CMake script to download force fields at build time

Eliane Briand requested to merge eb-forcefield-download into main

Adds option -DGMX_DOWNLOAD_FORCEFIELDS=YES to download additional force fields at build time.

The associated CMake script downloads the file found at URL GMX_DOWNLOAD_FORCEFIELDS_LIST_URL (user settable, placeholder in the MR, probably should default to something on https://www.gromacs.org/). This file contains a list of forcefield name, URL to find them, and hashes:

DATE 2024-02-23
FF@ 9f31db8502852bc8fcf36497c27db14f1b6509b33701e7cafc2187840b7d2f09  charmm36 charmm36-jul2022.ff http://mackerell.umaryland.edu/download.php?filename=CHARMM_ff_params_files/charmm36-jul2022.ff.tgz @ENDFF
FF@ 203ac30b4b4b02d16dbdff788402d0746c8802a405be482f8f6c2692126ecfa0 amber99sb-star-ildnp amber99sb-star-ildnp.ff https://ftp.gromacs.org/contrib/forcefields/amber99sb-star-ildnp.tgz @ENDFF

Slightly weird format to work around limitations of CMake regexes, improvement very much welcomed. Format is:FF@ , SHA256 of the tarball, name of the forcefield (used as directory name in share/top), name of the top-level directory in the tarball (in case it is different from the forcefield name), URL, @ENDFF

The force field archives are downloaded, hashes checked, and unpacked during the configuration phase. During the install phase, they are placed in share/top, along with the above list file. Those force fields are now available directly in pdb2gmx. Failure to download the list file is a fatal error (as it likely means internet access problem), while the download of the individual force fields fails gracefully (GROMACS build should not break on temporary disturbance at the FF provider webserver).

Concerns

  • Link rot: with a level of indirection, the main worry is keeping the URL of the list file (somewhere on https://www.gromacs.org/) alive, and occasionally checking the URL of the force fields themselves. In the worst case, we can remove FF from the list file, even have an empty list file for out-of-support versions of GROMACS.
  • Updateability: The list file is downloaded, not kept in the archive, so field upgrades are possible (whenever GROMACS is rebuilt, at least)
  • Traceability: the list file is installed in share/top so that the version and URL from where the files were downloaded is traceable.
  • Security/download hash: the tarballs hashes are stored in the list file, and compared during the build.
  • Statistics for force field developper: with the list file scheme, the user is hitting the force field developer website directly - should be fairly transparent to the FF devs.
  • Availability in gmx tools: any force field installed in share/top is available without additional code in pdb2gmx
  • Head node without internet: can either setup a local URL for GMX_DOWNLOAD_FORCEFIELDS_LIST_URL, or install the force field manually in share/top.

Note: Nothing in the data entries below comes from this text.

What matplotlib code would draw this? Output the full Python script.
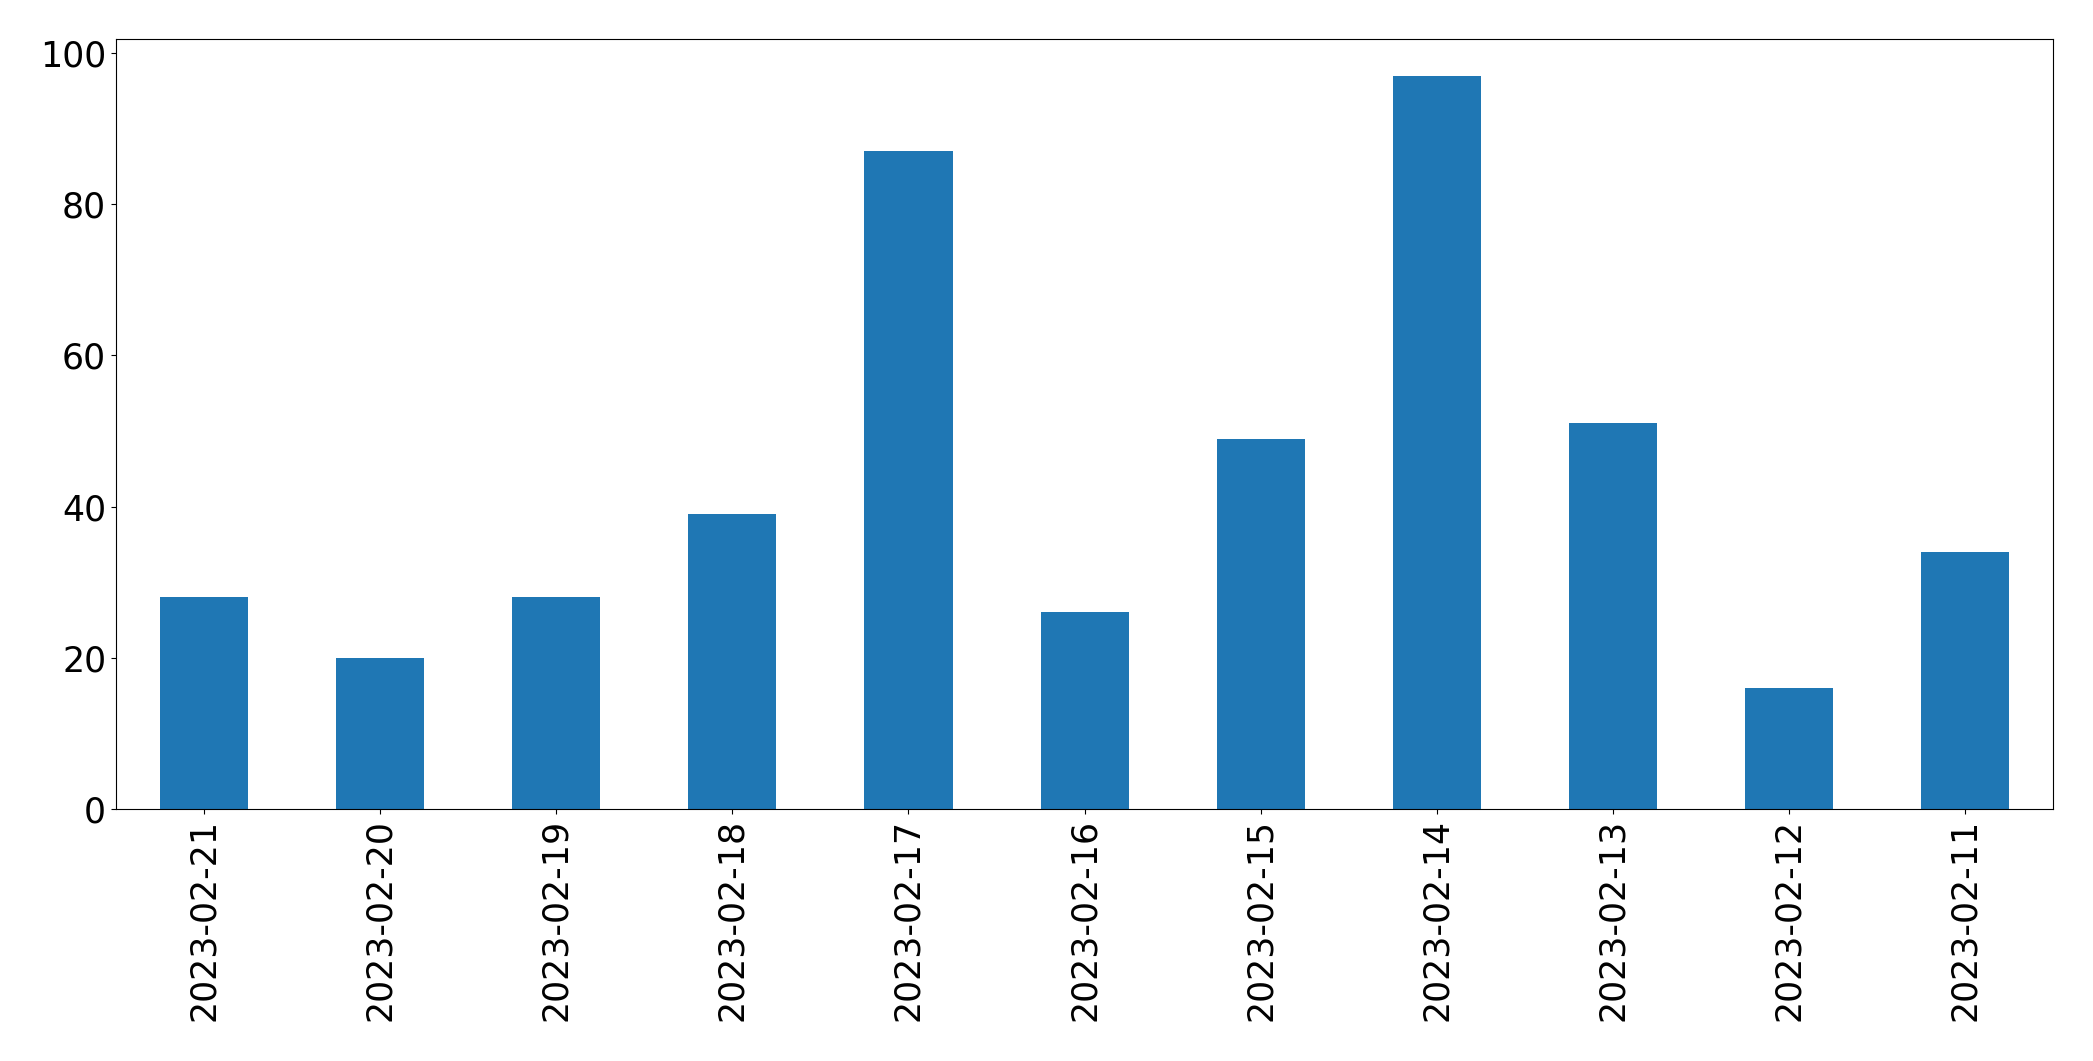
import matplotlib
matplotlib.use("Agg")
import matplotlib.pyplot as plt

dates = ["2023-02-21", "2023-02-20", "2023-02-19", "2023-02-18", "2023-02-17",
         "2023-02-16", "2023-02-15", "2023-02-14", "2023-02-13", "2023-02-12",
         "2023-02-11"]
counts = [28, 20, 28, 39, 87, 26, 49, 97, 51, 16, 34]

fig = plt.figure(figsize=(20.93, 10.61), dpi=100)
ax = fig.add_axes([0.0554, 0.2375, 0.9256, 0.7257])

x = range(len(dates))
ax.bar(x, counts, width=0.5, color="#1f77b4")
ax.set_xlim(-0.5, len(dates) - 0.5)
ax.set_xticks(list(x))
ax.set_xticklabels(dates, rotation=90)
ax.tick_params(labelsize=25)

fig.savefig("out.png", dpi=100)
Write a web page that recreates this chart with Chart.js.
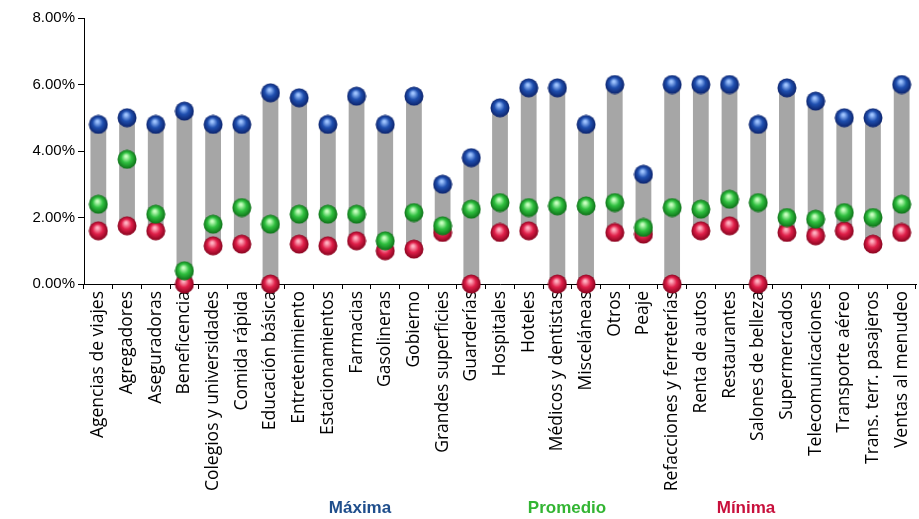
<!DOCTYPE html>
<html><head><meta charset="utf-8">
<script src="https://cdn.jsdelivr.net/npm/chart.js@4"></script>
<style>html,body{margin:0;background:#fff;overflow:hidden}#w{width:927px;height:519px}</style>
</head><body><div id="w"><canvas id="c"></canvas></div>
<script>
const categories=["Agencias de viajes","Agregadores","Aseguradoras","Beneficencia","Colegios y universidades","Comida rápida","Educación básica","Entretenimiento","Estacionamientos","Farmacias","Gasolineras","Gobierno","Grandes superficies","Guarderías","Hospitales","Hoteles","Médicos y dentistas","Misceláneas","Otros","Peaje","Refacciones y ferreterías","Renta de autos","Restaurantes","Salones de belleza","Supermercados","Telecomunicaciones","Transporte aéreo","Trans. terr. pasajeros","Ventas al menudeo"];
const maxima=[4.8,5.0,4.8,5.2,4.8,4.8,5.75,5.6,4.8,5.65,4.8,5.65,3.0,3.8,5.3,5.9,5.9,4.8,6.0,3.3,6.0,6.0,6.0,4.8,5.9,5.5,5.0,5.0,6.0];
const promedio=[2.4,3.75,2.1,0.4,1.8,2.3,1.8,2.1,2.1,2.1,1.3,2.15,1.75,2.25,2.45,2.3,2.35,2.35,2.45,1.7,2.3,2.25,2.55,2.45,2.0,1.95,2.15,2.0,2.4];
const minima=[1.6,1.75,1.6,0,1.15,1.2,0,1.2,1.15,1.3,1.0,1.05,1.55,0,1.55,1.6,0,0,1.55,1.5,0,1.6,1.75,0,1.55,1.45,1.6,1.2,1.55];
function sphere(light,mid,dark){const s=20,c=document.createElement('canvas');c.width=c.height=s;const g=c.getContext('2d');
const gr=g.createRadialGradient(s*0.45,s*0.35,1,s/2,s/2,s/2);gr.addColorStop(0,light);gr.addColorStop(0.45,mid);gr.addColorStop(1,dark);
g.fillStyle=gr;g.beginPath();g.arc(s/2,s/2,s/2-0.5,0,Math.PI*2);g.fill();return c;}
const sMax=sphere('#9fc4ff','#2050b0','#0a1f66'),sAvg=sphere('#c8ffc0','#30c040','#0a6a14'),sMin=sphere('#ffb0c0','#e0204a','#80001a');
const pt=(label,data,img,color)=>({type:'line',label,data,showLine:false,clip:false,pointStyle:img,pointRadius:10,pointHoverRadius:10,borderColor:color,backgroundColor:color,legendColor:color});
const legendPlugin={id:'lg',afterDraw(ch){const g=ch.ctx;g.save();g.font='bold 17px "Liberation Sans"';g.textAlign='center';g.textBaseline='middle';
[[0,360],[1,567],[2,746]].forEach(([i,x])=>{const d=ch.data.datasets[i];g.fillStyle=d.legendColor;g.fillText(d.label,x,508);});g.restore();}};
new Chart(document.getElementById('c'),{type:'bar',data:{labels:categories,datasets:[
pt('Máxima',maxima,sMax,'#1f4e8c'),pt('Promedio',promedio,sAvg,'#33b533'),pt('Mínima',minima,sMin,'#c8103c'),
{type:'bar',label:'rango',data:minima.map((m,i)=>[m,maxima[i]]),backgroundColor:'#a6a6a6',barPercentage:0.55,categoryPercentage:1,order:10}
]},plugins:[legendPlugin],options:{animation:false,responsive:true,maintainAspectRatio:false,
layout:{padding:{top:18,right:0,left:0,bottom:0}},
plugins:{tooltip:{enabled:false},legend:{display:false}},
scales:{x:{offset:true,afterFit:s=>{s.height=235},grid:{display:true,offset:true,drawOnChartArea:false,color:'#000',tickLength:5},border:{color:'#000'},ticks:{color:'#000',padding:2,maxRotation:90,minRotation:90,autoSkip:false,font:{family:'Open Sans',size:17.5}}},
y:{min:0,max:8,afterFit:s=>{s.width=84},grid:{display:true,drawOnChartArea:false,color:'#000',tickLength:6},border:{color:'#000'},ticks:{stepSize:2,color:'#000',font:{family:'Liberation Sans',size:15},callback:v=>v.toFixed(2)+'%'}}}}});
</script></body></html>
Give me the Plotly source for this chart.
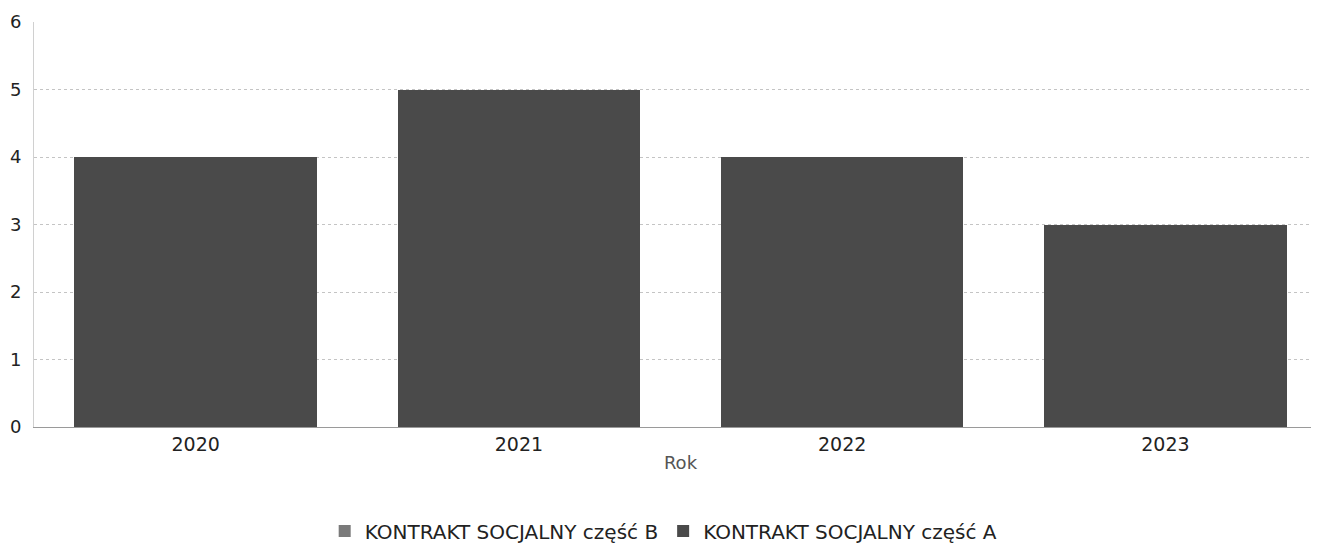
import plotly.graph_objects as go

years = ["2020", "2021", "2022", "2023"]
part_a = [4, 5, 4, 3]
part_b = [0, 0, 0, 0]
y_ticks = [0, 1, 2, 3, 4, 5, 6]

fig = go.Figure()
fig.add_trace(go.Bar(x=years, y=part_b, name="KONTRAKT SOCJALNY część B",
                     marker=dict(color="#7a7a7a", line=dict(width=0))))
fig.add_trace(go.Bar(x=years, y=part_a, name="KONTRAKT SOCJALNY część A",
                     marker=dict(color="#4a4a4a", line=dict(width=0))))

fig.update_layout(
    barmode="stack",
    bargap=0.25,
    width=1319, height=543,
    margin=dict(l=26, r=0, t=14, b=124),
    plot_bgcolor="white", paper_bgcolor="white",
    font=dict(family="DejaVu Sans", color="#222222", size=18),
    showlegend=True,
    legend=dict(orientation="h", x=0.487, xanchor="center", y=-0.257, yanchor="middle",
                font=dict(family="DejaVu Sans", size=20, color="#222222"),
                traceorder="normal"),
    xaxis=dict(title=dict(text="Rok", font=dict(family="DejaVu Sans", size=18, color="#555555"), standoff=2),
               tickfont=dict(size=19), showline=True, linecolor="#9a9a9a", linewidth=1,
               ticks="", showgrid=False),
    yaxis=dict(range=[0, 6], tickvals=y_ticks, tickfont=dict(size=18),
               showgrid=True, gridcolor="#c4c4c4", griddash="dot", gridwidth=1,
               showline=True, linecolor="#d0d0d0", zeroline=False, ticks="", ticklabelstandoff=8),
)

fig.write_html("out.html")
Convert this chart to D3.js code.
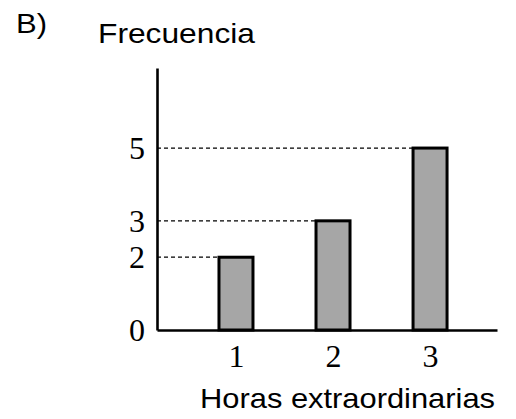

Remaining issues mentioned in #4998

  • CMake version and SSL: maybe a CMake version check for this? Or download over HTTP if possible. There is a timeout to the file downloading that might help gracefully fail.
  • The FF developers have to ensure the forcefield.doc first line is informative, as it is displayed in pdb2gmx without any other indication - for instance current charmm36m port is just CHARMM general forcefield, which is sub-optimal.
  • It would be good if they could guarantee some level of stability for the download URL, so that the list file does not have to be updated too often

Related #4998

Merge request reports